→ The request
Retype only what runs from the beginning of the data through the line with "(title) at (741,74)"; please omit the pictures and keep every line exact.

Begin

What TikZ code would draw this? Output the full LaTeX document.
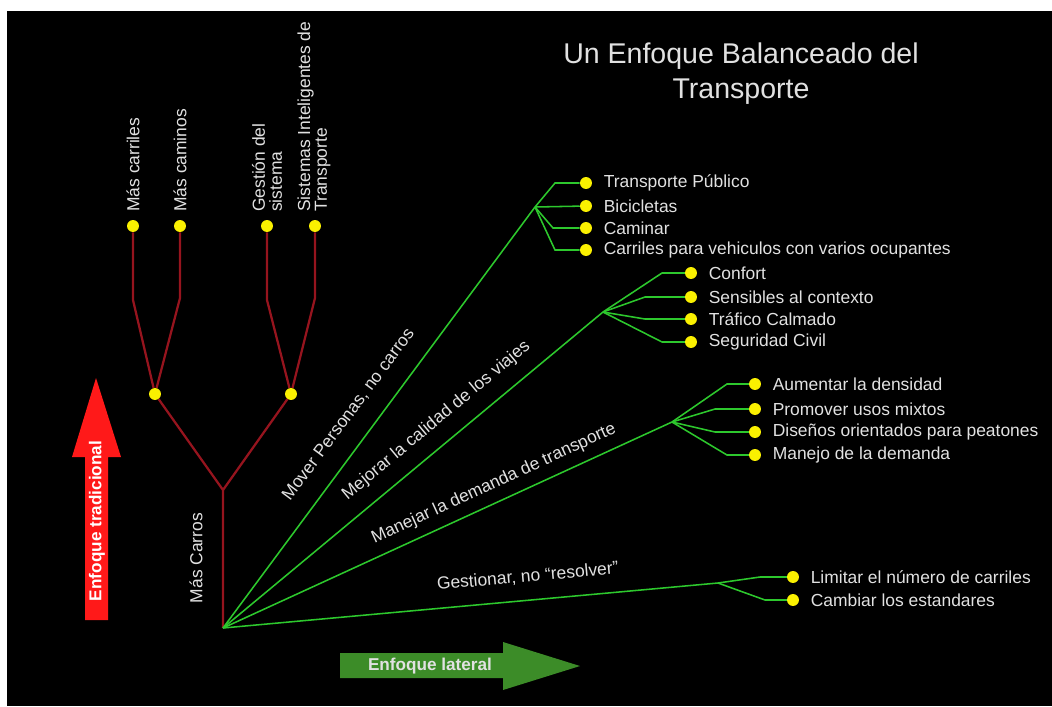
\documentclass[tikz,border=0pt]{standalone}
\usepackage{fontspec}
\setmainfont{Liberation Sans}
\usetikzlibrary{calc, positioning}

\definecolor{carred}{RGB}{150,20,30}
\definecolor{lanegreen}{RGB}{45,200,45}
\definecolor{dotyellow}{RGB}{250,240,0}
\definecolor{arrowred}{RGB}{255,25,25}
\definecolor{arrowgreen}{RGB}{60,140,40}
\definecolor{txtgray}{RGB}{225,225,225}

\begin{document}
\begin{tikzpicture}[x = 0.025cm, y = -0.025cm,
  dot/.style = {circle, fill = dotyellow, minimum size = 8.5pt, inner sep = 0pt},
  redline/.style = {draw = carred, line width = 1.6pt},
  greenline/.style = {draw = lanegreen, line width = 1.1pt},
  item/.style = {text = txtgray, font = \fontsize{12.4}{14}\selectfont, inner sep = 0pt},
  vlabel/.style = {text = txtgray, font = \fontsize{12.4}{12}\selectfont, rotate = 90, anchor = west, align = left, inner sep = 0pt},
  slabel/.style = {text = txtgray, font = \fontsize{12.4}{14}\selectfont, sloped, inner sep = 0pt},
  boldlabel/.style = {text = white, font = \bfseries\fontsize{12.2}{14}\selectfont, inner sep = 0pt}]
\fill[white] (0,0) rectangle (1052,706);
\fill[black] (7,11) rectangle (1052,706);
\useasboundingbox (0,0) rectangle (1052,706);

\node[text = txtgray, align = center, font = \fontsize{20.3}{24.9}\selectfont] (title) at (741,74) {Un Enfoque Balanceado del\\Transporte};

% arbol rojo
\node[dot] (carriles) at (133,226) {};
\node[dot] (caminos) at (180,226) {};
\node[dot] (gestion) at (267,226) {};
\node[dot] (its) at (315,226) {};
\node[dot] (vias) at (155,394) {};
\node[dot] (tecno) at (291,394) {};
\coordinate (k1) at (133,300);
\coordinate (k2) at (180,298);
\coordinate (k3) at (267,300);
\coordinate (k4) at (315,298);
\coordinate (fork) at (223,490);
\coordinate (root) at (223,628);
\node[vlabel] (lcarriles) at (133,212) {Más carriles};
\node[vlabel] (lcaminos) at (180,212) {Más caminos};
\node[vlabel] (lgestion) at (267,212) {Gestión del\\sistema};
\node[vlabel] (lits) at (314,212) {Sistemas Inteligentes de\\Transporte};
\node[vlabel, anchor = center] (carros) at (196,558) {Más Carros};
\draw[redline] (carriles) -- (k1) -- (vias);
\draw[redline] (caminos) -- (k2) -- (vias);
\draw[redline] (gestion) -- (k3) -- (tecno);
\draw[redline] (its) -- (k4) -- (tecno);
\draw[redline] (vias) -- (fork) -- (root);
\draw[redline] (tecno) -- (fork);

% flechas
\fill[arrowred] (85,620) -- (85,457) -- (72,457) -- (96,378) -- (121,457) -- (108,457) -- (108,620) -- cycle;
\node[boldlabel, rotate = 90] (tradicional) at (97,521) {Enfoque tradicional};
\fill[arrowgreen] (340,653) -- (503,653) -- (503,642) -- (580,666) -- (503,690) -- (503,678) -- (340,678) -- cycle;
\node[boldlabel, text = txtgray] (lateral) at (430,666) {Enfoque lateral};

% ramas verdes
\coordinate (b1) at (535,207);
\coordinate (b2) at (603,312);
\coordinate (b3) at (672,422);
\coordinate (b4) at (718,583);
\draw[greenline] (root) -- node[slabel, above = 13pt, pos = .47] (lmover) {Mover Personas, no carros} (b1);
\draw[greenline] (root) -- node[slabel, above = 10pt, pos = .60] (lmejorar) {Mejorar la calidad de los viajes} (b2);
\draw[greenline] (root) -- node[slabel, above = 6.5pt, pos = .62] (lmanejar) {Manejar la demanda de transporte} (b3);
\draw[greenline] (root) -- node[slabel, above = 11pt, pos = .62] (lgestionar) {Gestionar, no “resolver”} (b4);

% mover personas
\node[dot] (d1a) at (586,183) {};
\node[dot] (d1b) at (586,206) {};
\node[dot] (d1c) at (586,228) {};
\node[dot] (d1d) at (586,250) {};
\node[item, right = 8pt of d1a] (tpub) {Transporte Público};
\node[item, right = 8pt of d1b] (bici) {Bicicletas};
\node[item, right = 8pt of d1c] (caminar) {Caminar};
\node[item, right = 8pt of d1d] (hov) {Carriles para vehiculos con varios ocupantes};
\draw[greenline] (b1) -- ($(d1a)+(-31,0)$) -- (d1a);
\draw[greenline] (b1) -- (d1b);
\draw[greenline] (b1) -- ($(d1c)+(-33,0)$) -- (d1c);
\draw[greenline] (b1) -- ($(d1d)+(-31,0)$) -- (d1d);

% calidad de los viajes
\node[dot] (d2a) at (691,273) {};
\node[dot] (d2b) at (691,297) {};
\node[dot] (d2c) at (691,319) {};
\node[dot] (d2d) at (691,342) {};
\node[item, right = 8pt of d2a] (confort) {Confort};
\node[item, right = 8pt of d2b] (contexto) {Sensibles al contexto};
\node[item, right = 8pt of d2c] (calmado) {Tráfico Calmado};
\node[item, right = 8pt of d2d] (seguridad) {Seguridad Civil};
\draw[greenline] (b2) -- ($(d2a)+(-29,0)$) -- (d2a);
\draw[greenline] (b2) -- ($(d2b)+(-46,0)$) -- (d2b);
\draw[greenline] (b2) -- ($(d2c)+(-46,0)$) -- (d2c);
\draw[greenline] (b2) -- ($(d2d)+(-29,0)$) -- (d2d);

% demanda
\node[dot] (d3a) at (755,384) {};
\node[dot] (d3b) at (755,409) {};
\node[dot] (d3c) at (755,432) {};
\node[dot] (d3d) at (755,455) {};
\node[item, right = 8pt of d3a] (densidad) {Aumentar la densidad};
\node[item, right = 8pt of d3b] (mixtos) {Promover usos mixtos};
\node[item, right = 8pt of d3c] (peatones) {Diseños orientados para peatones};
\node[item, right = 8pt of d3d] (mdemanda) {Manejo de la demanda};
\draw[greenline] (b3) -- ($(d3a)+(-28,0)$) -- (d3a);
\draw[greenline] (b3) -- ($(d3b)+(-40,0)$) -- (d3b);
\draw[greenline] (b3) -- ($(d3c)+(-40,0)$) -- (d3c);
\draw[greenline] (b3) -- ($(d3d)+(-28,0)$) -- (d3d);

% gestionar
\node[dot] (d4a) at (793,577) {};
\node[dot] (d4b) at (793,600) {};
\node[item, right = 8pt of d4a] (limitar) {Limitar el número de carriles};
\node[item, right = 8pt of d4b] (estandares) {Cambiar los estandares};
\draw[greenline] (b4) -- ($(d4a)+(-33,0)$) -- (d4a);
\draw[greenline] (b4) -- ($(d4b)+(-28,0)$) -- (d4b);
\end{tikzpicture}
\end{document}
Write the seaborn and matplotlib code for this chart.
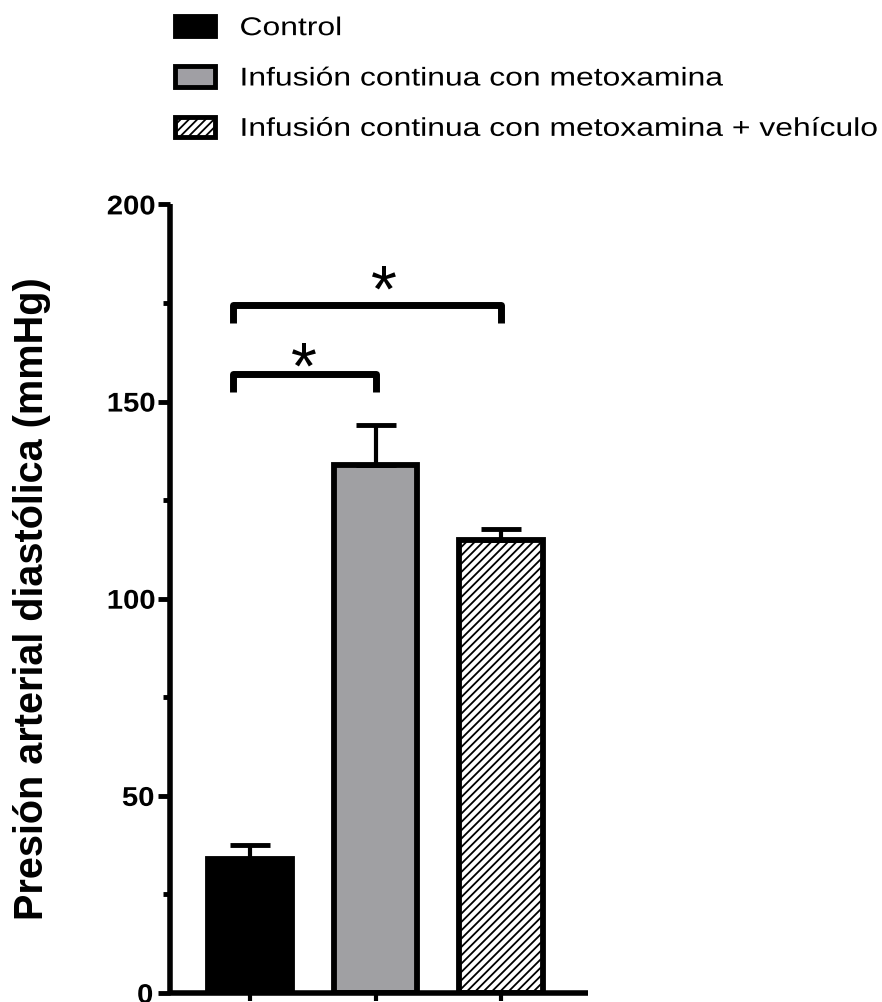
import matplotlib
matplotlib.use("Agg")
import matplotlib.pyplot as plt
from matplotlib.patches import Patch
from matplotlib.patheffects import AbstractPathEffect
from matplotlib.transforms import Affine2D
import seaborn as sns
import pandas as pd

# Group means and SEM (mmHg)
groups = ["Control", "Infusión continua con metoxamina",
          "Infusión continua con metoxamina + vehículo"]
means = [34, 134, 115]
sems = [3.5, 10, 2.8]

# Significance brackets: (left group, right group, bracket height, leg drop)
brackets = [(0, 1, 157, 4.5), (0, 2, 174.5, 4.5)]
# Asterisk positions (x in group units, y = text baseline in mmHg)
star_x = [0.424, 1.064]
star_y = [153.4, 172.9]
sig_label = "*"


class WideText(AbstractPathEffect):
    """Draw text glyphs widened horizontally about the text origin."""

    def __init__(self, sx=1.0):
        super().__init__()
        self.sx = sx

    def draw_path(self, renderer, gc, tpath, affine, rgbFace=None):
        renderer.draw_path(gc, tpath, Affine2D().scale(self.sx, 1.0) + affine,
                           rgbFace)


sns.set_theme(style="ticks")
plt.rcParams["font.family"] = ["Liberation Sans", "DejaVu Sans"]
plt.rcParams.update({
    "axes.edgecolor": "black", "xtick.color": "black", "ytick.color": "black",
    "text.color": "black", "axes.labelcolor": "black",
    "hatch.color": "#7a7a7a", "hatch.linewidth": 1.3,
})

fills = ["#000000", "#a09fa4", "#ffffff"]
hatches = [None, None, "////"]

df = pd.DataFrame({"grupo": groups, "valor": means})

fig = plt.figure(figsize=(8.82, 10.02), dpi=100)
ax = fig.add_axes([0.193, 0.009, 0.474, 0.787])

sns.barplot(data=df, x="grupo", y="valor", hue="grupo", palette=fills,
            order=groups, hue_order=groups, width=0.67, dodge=False,
            legend=False, edgecolor="black", linewidth=4.2, ax=ax)

for patch, h in zip(ax.patches, hatches):
    if h:
        patch.set_hatch(h)

# Upper-only error bars
ax.errorbar(range(len(groups)), means, yerr=[[0] * len(groups), sems],
            fmt="none", ecolor="black", elinewidth=3, capsize=14.5,
            capthick=3.5, zorder=1)

ax.set_ylim(0, 200)
ax.set_xlim(-0.64, 2.70)
ax.set_yticks([0, 50, 100, 150, 200])
ax.set_yticks([25, 75, 125, 175], minor=True)
ax.tick_params(axis="y", which="major", length=9, width=3.5, labelsize=19.5, pad=4)
ax.tick_params(axis="y", which="minor", length=5, width=3.5)
ax.tick_params(axis="x", which="major", length=6, width=3, labelbottom=False)
for lab in ax.get_yticklabels():
    lab.set_fontweight("bold")
    lab.set_path_effects([WideText(1.08)])

for side in ["top", "right"]:
    ax.spines[side].set_visible(False)
for side in ["left", "bottom"]:
    ax.spines[side].set_linewidth(4)
    ax.spines[side].set_capstyle("butt")

ax.set_xlabel("")
ax.set_ylabel("Presión arterial diastólica (mmHg)", fontsize=28.5,
              fontweight="bold", labelpad=40)

for a, b, y, drop in brackets:
    xa, xb = a - 0.14, b
    ax.plot([xa, xa, xb, xb], [y - drop, y, y, y - drop], color="black",
            lw=5, solid_joinstyle="round", solid_capstyle="butt", clip_on=False)
for sx, sy in zip(star_x, star_y):
    ax.text(sx, sy, sig_label, ha="center", va="baseline", fontsize=48,
            color="black")

handles = [Patch(facecolor=f, edgecolor="black", linewidth=3.5, hatch=h)
           for f, h in zip(fills, hatches)]
leg = fig.legend(handles, groups, loc="upper left",
                 bbox_to_anchor=(175 / 882, 1 - 16 / 1002),
                 frameon=False, fontsize=18.5, handlelength=1.56,
                 handleheight=0.85, handletextpad=0.95, labelspacing=1.02,
                 borderpad=0, borderaxespad=0)
for t in leg.get_texts():
    t.set_path_effects([WideText(1.24)])

fig.savefig("out.png", dpi=100)
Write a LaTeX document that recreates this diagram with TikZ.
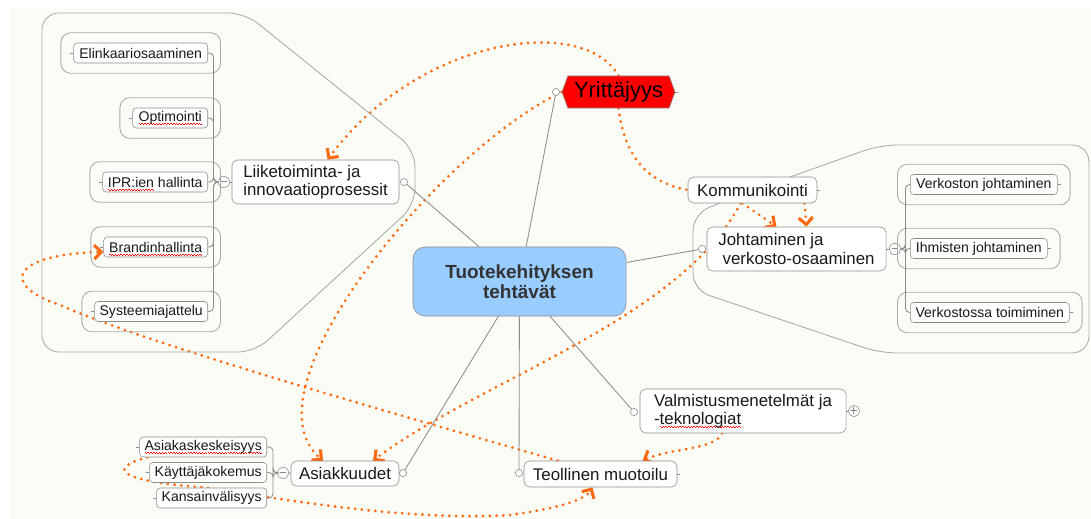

End

→ Response
What TikZ code would draw this? Output the full LaTeX document.
\documentclass[tikz,border=0pt]{standalone}
\usepackage{fontspec}
\setmainfont{Liberation Sans}
\usetikzlibrary{calc, positioning}

\definecolor{carred}{RGB}{150,20,30}
\definecolor{lanegreen}{RGB}{45,200,45}
\definecolor{dotyellow}{RGB}{250,240,0}
\definecolor{arrowred}{RGB}{255,25,25}
\definecolor{arrowgreen}{RGB}{60,140,40}
\definecolor{txtgray}{RGB}{225,225,225}

\begin{document}
\begin{tikzpicture}[x = 0.025cm, y = -0.025cm,
  dot/.style = {circle, fill = dotyellow, minimum size = 8.5pt, inner sep = 0pt},
  redline/.style = {draw = carred, line width = 1.6pt},
  greenline/.style = {draw = lanegreen, line width = 1.1pt},
  item/.style = {text = txtgray, font = \fontsize{12.4}{14}\selectfont, inner sep = 0pt},
  vlabel/.style = {text = txtgray, font = \fontsize{12.4}{12}\selectfont, rotate = 90, anchor = west, align = left, inner sep = 0pt},
  slabel/.style = {text = txtgray, font = \fontsize{12.4}{14}\selectfont, sloped, inner sep = 0pt},
  boldlabel/.style = {text = white, font = \bfseries\fontsize{12.2}{14}\selectfont, inner sep = 0pt}]
\fill[white] (0,0) rectangle (1052,706);
\fill[black] (7,11) rectangle (1052,706);
\useasboundingbox (0,0) rectangle (1052,706);

\node[text = txtgray, align = center, font = \fontsize{20.3}{24.9}\selectfont] (title) at (741,74) {Un Enfoque Balanceado del\\Transporte};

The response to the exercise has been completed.